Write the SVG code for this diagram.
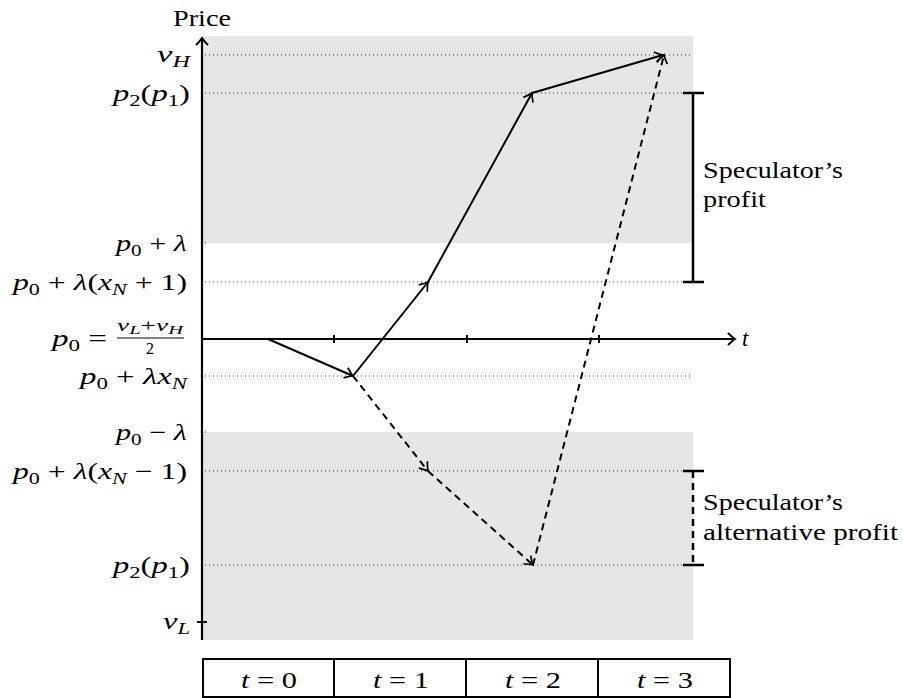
<svg xmlns="http://www.w3.org/2000/svg" width="903" height="698" viewBox="0 0 903 698" font-family="'Liberation Serif', 'Times New Roman', serif" font-size="23">
<style>
.t{font-family:'Liberation Serif','Times New Roman',serif;font-size:23px;fill:#000}
.i{font-style:italic}
.sb{font-size:16px;baseline-shift:-5px}
.sm{font-size:16px}
.ssb{font-size:12px;baseline-shift:-3px}
.band{fill:#e6e6e6}
.dot{stroke:#000;stroke-width:0.9;stroke-dasharray:0.9 3.1;fill:none}
.axis{stroke:#000;stroke-width:2.2;fill:none}
.path{stroke:#000;stroke-width:2;fill:none}
.dash{stroke-dasharray:7 5}
.br{stroke:#000;stroke-width:2.5;fill:none}
.tick{stroke:#000;stroke-width:2}
.cell{stroke:#000;stroke-width:2}
</style>
<defs>
<marker id="ah" markerUnits="userSpaceOnUse" markerWidth="20" markerHeight="20" viewBox="-10 -10 20 20" refX="0" refY="0" orient="auto">
<path d="M -8,-5.5 Q -3,-1.5 0,0 Q -3,1.5 -8,5.5" fill="none" stroke="#000" stroke-width="1.7"/>
</marker>
<marker id="axah" markerUnits="userSpaceOnUse" markerWidth="20" markerHeight="20" viewBox="-10 -10 20 20" refX="0" refY="0" orient="auto">
<path d="M -7,-6 Q -3,-2 0,0 Q -3,2 -7,6" fill="none" stroke="#000" stroke-width="2"/>
</marker>
</defs>

<g id="background">
<rect class="band" x="203" y="36" width="490" height="207"/>
<rect class="band" x="203" y="432" width="490" height="208"/>
</g>

<g id="guides">
<line class="dot" x1="205" y1="55" x2="693" y2="55"/>
<line class="dot" x1="205" y1="93" x2="683" y2="93"/>
<line class="dot" x1="205" y1="243" x2="208" y2="243"/>
<line class="dot" x1="205" y1="282" x2="683" y2="282"/>
<line class="dot" x1="205" y1="376" x2="693" y2="376"/>
<line class="dot" x1="205" y1="432" x2="208" y2="432"/>
<line class="dot" x1="205" y1="471" x2="683" y2="471"/>
<line class="dot" x1="205" y1="565" x2="683" y2="565"/>
</g>

<g id="axes">
<line class="axis" x1="202" y1="640" x2="202" y2="38" marker-end="url(#axah)"/>
<line class="axis" x1="202" y1="339" x2="735" y2="339" marker-end="url(#axah)"/>
<line class="tick" x1="334" y1="335" x2="334" y2="343"/>
<line class="tick" x1="467" y1="335" x2="467" y2="343"/>
<line class="tick" x1="599" y1="335" x2="599" y2="343"/>
<line class="tick" x1="197" y1="622" x2="207" y2="622"/>
<text id="price-label" class="t" x="173" y="26" textLength="58" lengthAdjust="spacingAndGlyphs">Price</text>
<text id="t-label" class="t i" x="742" y="346">t</text>
</g>

<g id="connectors">
<line class="path" x1="268" y1="339" x2="353" y2="376" marker-end="url(#ah)"/>
<line class="path" x1="353" y1="376" x2="428" y2="282" marker-end="url(#ah)"/>
<line class="path" x1="428" y1="282" x2="532" y2="93" marker-end="url(#ah)"/>
<line class="path" x1="532" y1="93" x2="663" y2="55" marker-end="url(#ah)"/>
<line class="path dash" x1="353" y1="376" x2="428" y2="471" marker-end="url(#ah)"/>
<line class="path dash" x1="428" y1="471" x2="533" y2="565" marker-end="url(#ah)"/>
<line class="path dash" x1="533" y1="565" x2="664" y2="55" marker-end="url(#ah)"/>
</g>

<g id="label-vH"><text class="t" x="190" y="62" text-anchor="end" textLength="33" lengthAdjust="spacingAndGlyphs"><tspan class="i">v</tspan><tspan class="i sb">H</tspan></text></g>
<g id="label-p2-upper"><text class="t" x="190" y="101" text-anchor="end" textLength="77" lengthAdjust="spacingAndGlyphs"><tspan class="i">p</tspan><tspan class="sb">2</tspan>(<tspan class="i">p</tspan><tspan class="sb">1</tspan>)</text></g>
<g id="label-p0-plus-lambda"><text class="t" x="187" y="251" text-anchor="end" textLength="71" lengthAdjust="spacingAndGlyphs"><tspan class="i">p</tspan><tspan class="sb">0</tspan> + <tspan class="i">λ</tspan></text></g>
<g id="label-xN-plus-1"><text class="t" x="187" y="290" text-anchor="end" textLength="174" lengthAdjust="spacingAndGlyphs"><tspan class="i">p</tspan><tspan class="sb">0</tspan> + <tspan class="i">λ</tspan>(<tspan class="i">x</tspan><tspan class="i sb">N</tspan> + 1)</text></g>
<g id="label-p0">
<text class="t" x="107" y="346" text-anchor="end" textLength="55" lengthAdjust="spacingAndGlyphs"><tspan class="i">p</tspan><tspan class="sb">0</tspan> =</text>
<text class="t sm" x="150" y="331" text-anchor="middle" textLength="66" lengthAdjust="spacingAndGlyphs"><tspan class="i">v</tspan><tspan class="i ssb">L</tspan>+<tspan class="i">v</tspan><tspan class="i ssb">H</tspan></text>
<line x1="117" y1="338" x2="184" y2="338" stroke="#000" stroke-width="1"/>
<text class="t sm" x="150" y="354" text-anchor="middle">2</text>
</g>
<g id="label-xN"><text class="t" x="187" y="384" text-anchor="end" textLength="107" lengthAdjust="spacingAndGlyphs"><tspan class="i">p</tspan><tspan class="sb">0</tspan> + <tspan class="i">λx</tspan><tspan class="i sb">N</tspan></text></g>
<g id="label-p0-minus-lambda"><text class="t" x="187" y="440" text-anchor="end" textLength="71" lengthAdjust="spacingAndGlyphs"><tspan class="i">p</tspan><tspan class="sb">0</tspan> − <tspan class="i">λ</tspan></text></g>
<g id="label-xN-minus-1"><text class="t" x="187" y="479" text-anchor="end" textLength="174" lengthAdjust="spacingAndGlyphs"><tspan class="i">p</tspan><tspan class="sb">0</tspan> + <tspan class="i">λ</tspan>(<tspan class="i">x</tspan><tspan class="i sb">N</tspan> − 1)</text></g>
<g id="label-p2-lower"><text class="t" x="190" y="573" text-anchor="end" textLength="77" lengthAdjust="spacingAndGlyphs"><tspan class="i">p</tspan><tspan class="sb">2</tspan>(<tspan class="i">p</tspan><tspan class="sb">1</tspan>)</text></g>
<g id="label-vL"><text class="t" x="190" y="629" text-anchor="end" textLength="27" lengthAdjust="spacingAndGlyphs"><tspan class="i">v</tspan><tspan class="i sb">L</tspan></text></g>

<g id="profit">
<line class="br" x1="693" y1="93" x2="693" y2="282"/>
<line class="br" x1="683" y1="93" x2="704" y2="93"/>
<line class="br" x1="683" y1="282" x2="704" y2="282"/>
<text class="t" x="703" y="178" textLength="140" lengthAdjust="spacingAndGlyphs">Speculator’s</text>
<text class="t" x="703" y="207" textLength="63" lengthAdjust="spacingAndGlyphs">profit</text>
</g>

<g id="alt-profit">
<line class="br" x1="693" y1="471" x2="693" y2="565" stroke-dasharray="7 5"/>
<line class="br" x1="683" y1="471" x2="704" y2="471"/>
<line class="br" x1="683" y1="565" x2="704" y2="565"/>
<text class="t" x="703" y="510" textLength="140" lengthAdjust="spacingAndGlyphs">Speculator’s</text>
<text class="t" x="703" y="540" textLength="195" lengthAdjust="spacingAndGlyphs">alternative profit</text>
</g>

<g id="timeline">
<rect x="203" y="659" width="527" height="38" fill="#fff" stroke="#000" stroke-width="2"/>
<line class="cell" x1="334" y1="659" x2="334" y2="697"/>
<line class="cell" x1="466" y1="659" x2="466" y2="697"/>
<line class="cell" x1="598" y1="659" x2="598" y2="697"/>
<text class="t" x="269" y="688" text-anchor="middle" textLength="56" lengthAdjust="spacingAndGlyphs"><tspan class="i">t</tspan> = 0</text>
<text class="t" x="401" y="688" text-anchor="middle" textLength="56" lengthAdjust="spacingAndGlyphs"><tspan class="i">t</tspan> = 1</text>
<text class="t" x="533" y="688" text-anchor="middle" textLength="56" lengthAdjust="spacingAndGlyphs"><tspan class="i">t</tspan> = 2</text>
<text class="t" x="665" y="688" text-anchor="middle" textLength="56" lengthAdjust="spacingAndGlyphs"><tspan class="i">t</tspan> = 3</text>
</g>
</svg>
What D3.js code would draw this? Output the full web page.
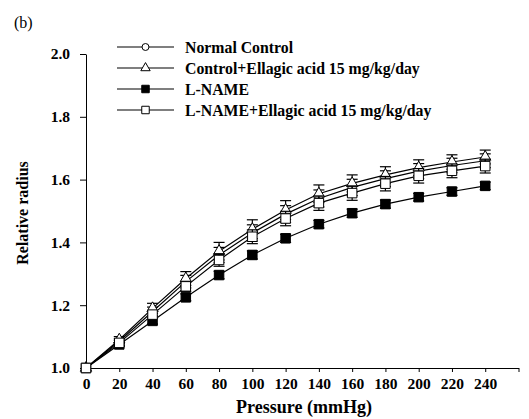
------
• [YOUR TASK]: Only lines with the word "this" should be collected from the material.

• [THE RESULT]:
Write the SVG code for this diagram.
What D3.js code would draw this? Output the full web page.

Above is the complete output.